Through this lens, Ara maps how debt circulates through agrarian and corporate economies and interprets these movements in relation to broader shifts in development, sustainability, and climate governance.
He is currently transitioning into a research position at the Institute for Advanced Research at Atma Jaya University, while continuing his affiliation with Northwestern University’s Equality Development and Globalization Studies. Across these spaces, Ara remains engaged in teaching, writing, and publishing on the multi-scalar political economy of financialization, agrarian transformation, and climate governance.
Research projects
Why does the promise of sustainable development in resource-rich nations like Indonesia continue to generate debt and deepen inequality? This research takes up that question through an ethnographic and historical study of Indonesia’s oil palm replanting program. Drawing on more than two years of multi-sited fieldwork with smallholders, corporate managers, bankers, and state planners—alongside extensive archival and financial document analysis—the project examines how replanting schemes, promoted as solutions to aging plantations and as cornerstones of Indonesia’s biofuel transition, transform land, labor, and debt into speculative assets. By placing debt at the center of analysis, the research offers a fresh account of plantation persistence: one driven not only by land and labor regimes, but by the expanding architectures of finance that organize everyday life and reorder possibilities for the future.
During 2025 - 2026, this research develops along three complementary directions:
Book project "Recursive Debts" -- A monograph that extends my dissertation into a broader analysis of how financial infrastructures sustain plantation economies through cycles of replanting, sustainability certification, and debt-based governance.
Collaborative Project with Universitas Gadjah Mada and the University of Zurich -- As Principal Investigator, I led a three-member research team from project design to publication, examining the intersections of agrarian transformation, financial governance, and state–market relations
Expansion on Climate and Green Finance in Southeast Asia -- This project explores how climate and green finance reshape agrarian worlds by following the recursive movement of debt across plantations and regional financial hubs.
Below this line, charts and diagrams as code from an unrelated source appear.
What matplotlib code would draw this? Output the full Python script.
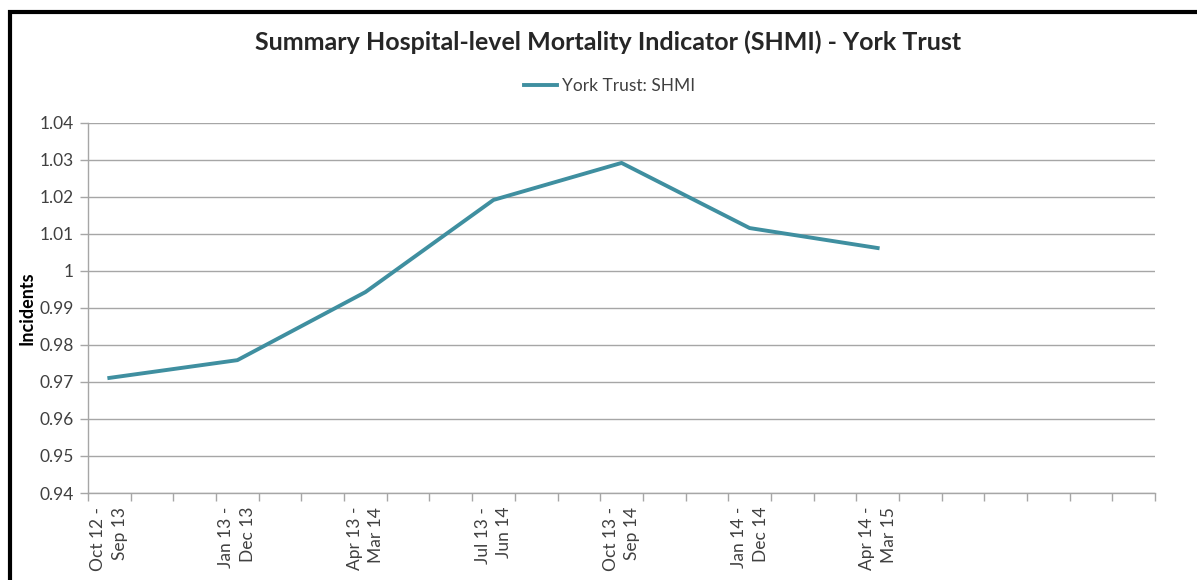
import numpy as np
import matplotlib.pyplot as plt
from matplotlib.patches import Rectangle

plt.rcParams['font.family'] = ['Lato', 'DejaVu Sans']

# 25 category slots on the axis, one label every third slot
n_slots = 25
period_labels = ["Oct 12 -\nSep 13", "Jan 13 -\nDec 13", "Apr 13 -\nMar 14",
                 "Jul 13 -\nJun 14", "Oct 13 -\nSep 14", "Jan 14 -\nDec 14",
                 "Apr 14 -\nMar 15"]
period_slots = [0, 3, 6, 9, 12, 15, 18]
shmi = [0.9711, 0.9759, 0.9943, 1.0192, 1.0292, 1.0116, 1.0062]

line_color = "#3F8FA0"
text_color = "#404040"
grid_color = "#A6A6A6"

fig = plt.figure(figsize=(11.97, 5.8), dpi=100)
ax = fig.add_axes([0.0735, 0.150, 0.8915, 0.638])

ax.plot(period_slots, shmi, color=line_color, lw=2.8, label="York Trust: SHMI",
        solid_joinstyle="round")

ax.set_xlim(-0.5, n_slots - 0.5)
ax.set_ylim(0.94, 1.04)
yticks = np.round(np.arange(0.94, 1.0401, 0.01), 2)
ax.set_yticks(yticks)
ax.set_yticklabels([f"{v:g}" for v in yticks])
ax.yaxis.grid(True, color=grid_color, lw=1.0)
ax.set_axisbelow(True)

ax.set_xticks(np.arange(-0.5, n_slots, 1.0))
ax.set_xticklabels([])
ax.set_xticks(period_slots, minor=True)
ax.set_xticklabels(period_labels, minor=True, rotation=90, ha="center", va="top",
                   multialignment="right", fontsize=12.5, color=text_color,
                   linespacing=1.45)
ax.tick_params(axis="x", which="major", length=6, color=grid_color, width=1.0)
ax.tick_params(axis="x", which="minor", length=0, pad=10)
ax.tick_params(axis="y", length=6, color=grid_color, width=1.0, labelsize=12.5,
               labelcolor=text_color, pad=4)

for side in ["top", "right"]:
    ax.spines[side].set_visible(False)
for side in ["left", "bottom"]:
    ax.spines[side].set_color(grid_color)
    ax.spines[side].set_linewidth(1.0)

ax.set_ylabel("Incidents", fontsize=13, fontweight="bold", color="black")
ax.yaxis.set_label_coords(-0.049, 0.5)

fig.text(0.508, 0.928, "Summary Hospital-level Mortality Indicator (SHMI) - York Trust",
         ha="center", va="center", fontsize=18, fontweight="bold", color="#262626")
fig.legend(loc="center", bbox_to_anchor=(0.509, 0.852), frameon=False, fontsize=12.5,
           handlelength=1.9, handletextpad=0.3, labelcolor=text_color)

fig.patches.append(Rectangle((0.0083, -0.1), 1.2, 1.08, transform=fig.transFigure,
                             fill=False, edgecolor="black", lw=3.0))

fig.savefig("out.png", dpi=100)
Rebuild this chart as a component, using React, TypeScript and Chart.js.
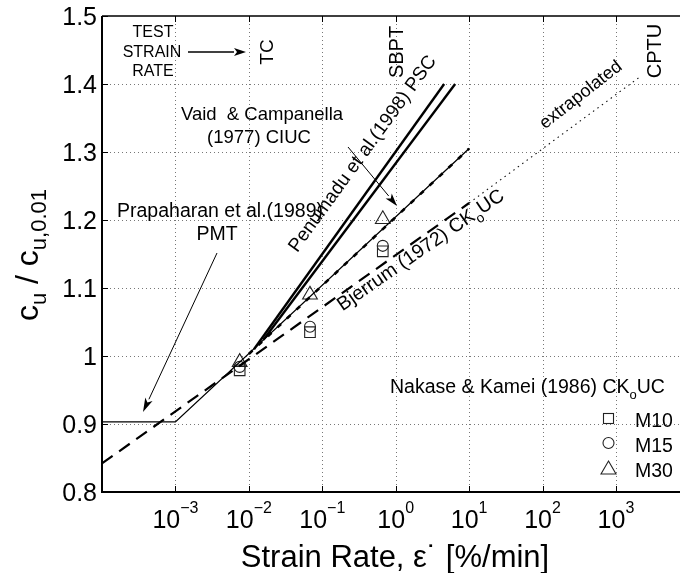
import React, { useEffect, useRef } from 'react';
import { Chart, registerables } from 'chart.js';

Chart.register(...registerables);

// ---- axes ----
const decadeExponents = [-4, -3, -2, -1, 0, 1, 2, 3, 4];
const labelExponents = [-3, -2, -1, 0, 1, 2, 3];
const yTickValues = [0.8, 0.9, 1.0, 1.1, 1.2, 1.3, 1.4, 1.5];
const yTickLabels = ['0.8', '0.9', '1', '1.1', '1.2', '1.3', '1.4', '1.5'];

// ---- curves ----
// Prapaharan et al. (1989) PMT
const prapaharanX = [0.0001, 0.001, 10];
const prapaharanY = [0.903, 0.903, 1.305];
// Vaid & Campanella (1977) CIUC
const vaidX = [0.01, 10];
const vaidY = [1.003, 1.305];
// Penumadu et al. (1998) PSC
const penumaduAX = [0.01175, 4.571];
const penumaduAY = [1.01, 1.4];
const penumaduBX = [0.0158, 6.457];
const penumaduBY = [1.024, 1.4];
// Bjerrum (1972) CKoUC
const bjerrumX = [0.0001, 10];
const bjerrumY = [0.842, 1.225];
const extrapolatedX = [10, 2089];
const extrapolatedY = [1.225, 1.41];

// ---- Nakase & Kamei (1986) CKoUC ----
const testRates = [0.0075, 0.068, 0.667];
const m10 = [0.979, 1.035, 1.154];
const m15 = [0.984, 1.043, 1.162];
const m30 = [0.991, 1.09, 1.201];

const FONT = '"Liberation Sans", Arial, Helvetica, sans-serif';

type Part = { t: string; s: number; dy?: number };

const toPts = (xs: number[], ys: number[]) => xs.map((x, i) => ({ x, y: ys[i] }));

function setFont(ctx: CanvasRenderingContext2D, size: number) {
  ctx.font = `${size}px ${FONT}`;
}

function rich(ctx: CanvasRenderingContext2D, parts: Part[], x: number, y: number, align: 'left' | 'center' | 'right') {
  let w = 0;
  for (const p of parts) {
    setFont(ctx, p.s);
    w += ctx.measureText(p.t).width;
  }
  let cx = align === 'left' ? x : align === 'center' ? x - w / 2 : x - w;
  ctx.textAlign = 'left';
  ctx.textBaseline = 'alphabetic';
  for (const p of parts) {
    setFont(ctx, p.s);
    ctx.fillText(p.t, cx, y + (p.dy || 0));
    cx += ctx.measureText(p.t).width;
  }
}

function rotated(ctx: CanvasRenderingContext2D, x: number, y: number, deg: number, fn: () => void) {
  ctx.save();
  ctx.translate(x, y);
  ctx.rotate((deg * Math.PI) / 180);
  fn();
  ctx.restore();
}

function arrow(ctx: CanvasRenderingContext2D, x1: number, y1: number, x2: number, y2: number, head: number, halfW: number, lw: number) {
  const ang = Math.atan2(y2 - y1, x2 - x1);
  const bx = x2 - Math.cos(ang) * head;
  const by = y2 - Math.sin(ang) * head;
  ctx.save();
  ctx.strokeStyle = '#000';
  ctx.fillStyle = '#000';
  ctx.lineWidth = lw;
  ctx.setLineDash([]);
  ctx.beginPath();
  ctx.moveTo(x1, y1);
  ctx.lineTo(bx, by);
  ctx.stroke();
  ctx.beginPath();
  ctx.moveTo(x2, y2);
  ctx.lineTo(bx + Math.sin(ang) * halfW, by - Math.cos(ang) * halfW);
  ctx.lineTo(x2 - Math.cos(ang) * head * 0.75, y2 - Math.sin(ang) * head * 0.75);
  ctx.lineTo(bx - Math.sin(ang) * halfW, by + Math.cos(ang) * halfW);
  ctx.closePath();
  ctx.fill();
  ctx.restore();
}

const decorPlugin = {
  id: 'decor',
  beforeDatasetsDraw(chart: any) {
    const { ctx, chartArea: a, scales } = chart;
    const xs = scales.x;
    const ys = scales.y;
    ctx.save();
    ctx.strokeStyle = '#777';
    ctx.lineWidth = 1;
    ctx.setLineDash([1, 3]);
    for (const e of decadeExponents) {
      const px = Math.round(xs.getPixelForValue(Math.pow(10, e))) + 0.5;
      if (px <= a.left + 2 || px >= a.right - 2) continue;
      ctx.beginPath();
      ctx.moveTo(px, a.top);
      ctx.lineTo(px, a.bottom);
      ctx.stroke();
    }
    for (const v of yTickValues) {
      const py = Math.round(ys.getPixelForValue(v)) + 0.5;
      if (py <= a.top + 2 || py >= a.bottom - 2) continue;
      ctx.beginPath();
      ctx.moveTo(a.left, py);
      ctx.lineTo(a.right, py);
      ctx.stroke();
    }
    ctx.restore();
  },
  afterDraw(chart: any) {
    const { ctx, chartArea: a, scales } = chart;
    const xs = scales.x;
    const ys = scales.y;
    ctx.save();
    ctx.fillStyle = '#000';
    ctx.strokeStyle = '#000';
    ctx.setLineDash([]);

    // frame
    ctx.lineWidth = 2;
    ctx.beginPath();
    ctx.moveTo(a.left, a.top);
    ctx.lineTo(a.left, a.bottom);
    ctx.lineTo(a.right, a.bottom);
    ctx.stroke();
    ctx.lineWidth = 1.5;
    ctx.beginPath();
    ctx.moveTo(a.left, a.top);
    ctx.lineTo(a.right, a.top);
    ctx.lineTo(a.right, a.bottom);
    ctx.stroke();

    // tick marks (inward)
    ctx.lineWidth = 1;
    for (const e of decadeExponents) {
      const px = Math.round(xs.getPixelForValue(Math.pow(10, e))) + 0.5;
      ctx.beginPath();
      ctx.moveTo(px, a.bottom);
      ctx.lineTo(px, a.bottom - 6);
      ctx.moveTo(px, a.top);
      ctx.lineTo(px, a.top + 6);
      ctx.stroke();
    }
    for (const v of yTickValues) {
      const py = Math.round(ys.getPixelForValue(v)) + 0.5;
      ctx.beginPath();
      ctx.moveTo(a.left, py);
      ctx.lineTo(a.left + 6, py);
      ctx.stroke();
    }

    // y tick labels
    setFont(ctx, 25);
    ctx.textAlign = 'right';
    ctx.textBaseline = 'alphabetic';
    yTickValues.forEach((v, i) => {
      const py = ys.getPixelForValue(v);
      ctx.fillText(yTickLabels[i], a.left - 5, py + 9);
    });

    // x tick labels
    for (const e of labelExponents) {
      const px = xs.getPixelForValue(Math.pow(10, e));
      const exp = e < 0 ? '\u2212' + Math.abs(e) : String(e);
      rich(ctx, [{ t: '10', s: 25 }, { t: exp, s: 16, dy: -15 }], px, a.bottom + 36, 'center');
    }

    // x axis title
    rich(
      ctx,
      [
        { t: 'Strain Rate, \u03B5', s: 31 },
        { t: '\u02D9', s: 31 },
        { t: ' [%/min]', s: 31 },
      ],
      395,
      567,
      'center'
    );

    // y axis title
    rotated(ctx, 38, 255, -90, () => {
      rich(
        ctx,
        [
          { t: 'c', s: 32 },
          { t: 'u', s: 22, dy: 8 },
          { t: ' / ', s: 32 },
          { t: 'c', s: 32 },
          { t: 'u,0.01', s: 22, dy: 8 },
        ],
        0,
        0,
        'center'
      );
    });

    // TEST STRAIN RATE
    setFont(ctx, 16);
    ctx.textAlign = 'center';
    ctx.textBaseline = 'alphabetic';
    ctx.fillText('TEST', 153, 37);
    ctx.fillText('STRAIN', 152, 57);
    ctx.fillText('RATE', 153, 76);
    arrow(ctx, 188, 52, 246, 52, 12, 4, 1.3);

    // vertical labels
    const vlabel = (t: string, x: number, y: number, s: number) =>
      rotated(ctx, x, y, -90, () => {
        setFont(ctx, s);
        ctx.textAlign = 'center';
        ctx.textBaseline = 'alphabetic';
        ctx.fillText(t, 0, 0);
      });
    vlabel('TC', 273, 52, 19);
    vlabel('SBPT', 403, 52, 20);
    vlabel('CPTU', 661, 51, 20);

    // Vaid & Campanella
    setFont(ctx, 18.5);
    ctx.textAlign = 'center';
    ctx.fillText('Vaid  & Campanella', 262, 120);
    ctx.fillText('(1977) CIUC', 259, 143);
    arrow(ctx, 348, 147, 397, 206, 13, 4, 1);

    // Prapaharan
    setFont(ctx, 19.5);
    ctx.textAlign = 'center';
    ctx.fillText('Prapaharan et al.(1989)', 220, 217);
    ctx.fillText('PMT', 217, 240);
    arrow(ctx, 217, 253, 143, 412, 14, 4, 1);

    // Penumadu
    rotated(ctx, 367, 157, -54, () => {
      setFont(ctx, 19);
      ctx.textAlign = 'center';
      ctx.textBaseline = 'alphabetic';
      ctx.fillText('Penumadu et al.(1998) PSC', 0, 0);
    });

    // Bjerrum
    rotated(ctx, 424, 255, -34.7, () => {
      rich(
        ctx,
        [
          { t: 'Bjerrum (1972) CK', s: 19.5 },
          { t: 'o', s: 13.5, dy: 6 },
          { t: 'UC', s: 19.5 },
        ],
        0,
        0,
        'center'
      );
    });

    // extrapolated
    rotated(ctx, 584, 99, -38, () => {
      setFont(ctx, 18);
      ctx.textAlign = 'center';
      ctx.textBaseline = 'alphabetic';
      ctx.fillText('extrapolated', 0, 0);
    });

    // legend
    rich(
      ctx,
      [
        { t: 'Nakase & Kamei (1986) CK', s: 19.5 },
        { t: 'o', s: 13, dy: 6 },
        { t: 'UC', s: 19.5 },
      ],
      390,
      393,
      'left'
    );
    setFont(ctx, 19.5);
    ctx.textAlign = 'left';
    ctx.fillText('M10', 635, 427);
    ctx.fillText('M15', 635, 452);
    ctx.fillText('M30', 635, 477);
    ctx.strokeStyle = '#222';
    ctx.lineWidth = 1.1;
    ctx.strokeRect(603.5, 413.5, 10, 10);
    ctx.beginPath();
    ctx.arc(608.5, 443, 5.5, 0, Math.PI * 2);
    ctx.stroke();
    ctx.beginPath();
    ctx.moveTo(608.5, 461);
    ctx.lineTo(616, 474);
    ctx.lineTo(601, 474);
    ctx.closePath();
    ctx.stroke();

    ctx.restore();
  },
};

export default function App() {
  const ref = useRef<HTMLCanvasElement | null>(null);
  useEffect(() => {
    if (!ref.current) return;
    const line = (xs: number[], ys: number[], width: number, dash: number[], color = '#000') => ({
      data: toPts(xs, ys),
      showLine: true,
      borderColor: color,
      borderWidth: width,
      borderDash: dash,
      pointRadius: 0,
      fill: false,
    });
    const marks = (ys: number[], style: string, r: number) => ({
      data: toPts(testRates, ys),
      showLine: false,
      pointStyle: style,
      pointRadius: r,
      pointBorderColor: '#222',
      pointBackgroundColor: 'rgba(0,0,0,0)',
      pointBorderWidth: 1.1,
    });
    const chart = new Chart(ref.current, {
      type: 'scatter',
      data: {
        datasets: [
          line(bjerrumX, bjerrumY, 2.2, [13, 8]),
          line(extrapolatedX, extrapolatedY, 1.1, [1.5, 4], '#111'),
          line(prapaharanX, prapaharanY, 1.3, []),
          line(vaidX, vaidY, 2.6, [5, 8]),
          line(penumaduAX, penumaduAY, 2.4, []),
          line(penumaduBX, penumaduBY, 2.4, []),
          marks(m10, 'rect', 7.5),
          marks(m15, 'circle', 5.5),
          marks(m30, 'triangle', 8.5),
        ] as any,
      },
      options: {
        animation: false,
        responsive: false,
        layout: { padding: { left: 102, top: 16, right: 10.6, bottom: 81 } },
        plugins: { legend: { display: false }, tooltip: { enabled: false } },
        scales: {
          x: { type: 'logarithmic', min: 0.0001, max: 10000, display: false },
          y: { type: 'linear', min: 0.8, max: 1.5, display: false },
        },
      } as any,
      plugins: [decorPlugin],
    });
    return () => chart.destroy();
  }, []);
  return (
    <div
      style={{
        position: 'absolute',
        left: 0,
        top: 0,
        width: 680,
        height: 573,
        overflow: 'hidden',
        background: '#fff',
      }}
    >
      <canvas ref={ref} width={700} height={573} style={{ display: 'block' }} />
    </div>
  );
}
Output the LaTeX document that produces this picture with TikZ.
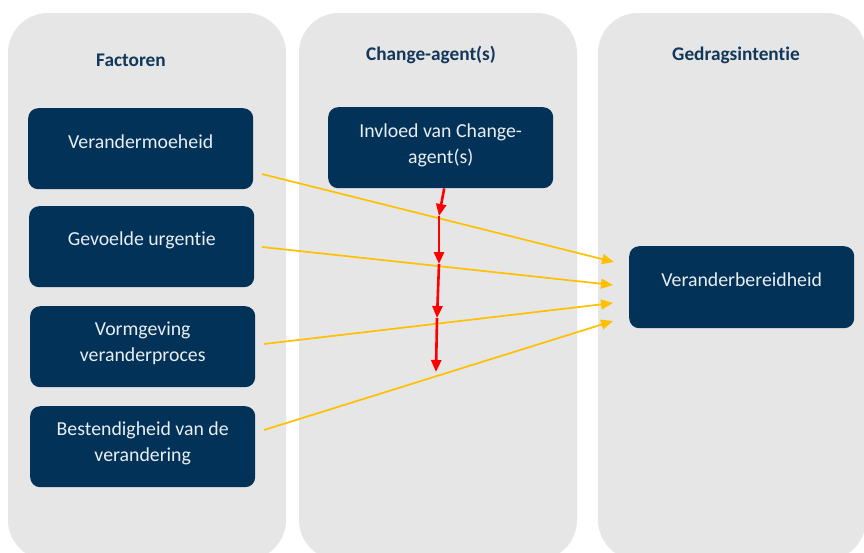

Keywords: Debt, Sustainability, Financialization, Plantation Futures
Drawing on ethnography, political economy, and postcolonial studies, this body of work examines how people imagine, negotiate, and sometimes refuse the futures planned for them.
In this body of work, I trace emerging practices of carbon credit, more-than-human solidarity, the social life of financial derivatives, and labor struggle to show how hope is made and sustained under extractive conditions.
Across Indonesia’s plantation and mining frontiers, as well as financial centers and high-level investment negotiations, I center the everyday ways people live, endure, and remake possibilities amid layers of socioecological crisis.
Keywords: Speculation, Socioecological crisis, Affective Labor, Alternatives
This collaborative research examines how Indonesia’s electric-vehicle transition redistributes risk downward while consolidating capital upward. In Southeast Asia’s ride-hailing sector, EV adoption is driven not by environmental benefits alone, but by credit schemes and leasing arrangements that shift the financial burden onto drivers.
Meanwhile, state holding companies and investment authorities are restructuring the industry through de-risking mechanisms aimed at attracting private and foreign capital. The turn to “green” also reshapes political settlements and strengthens an emerging mode of state asset management, where sustainability functions simultaneously as a development narrative and a financial strategy.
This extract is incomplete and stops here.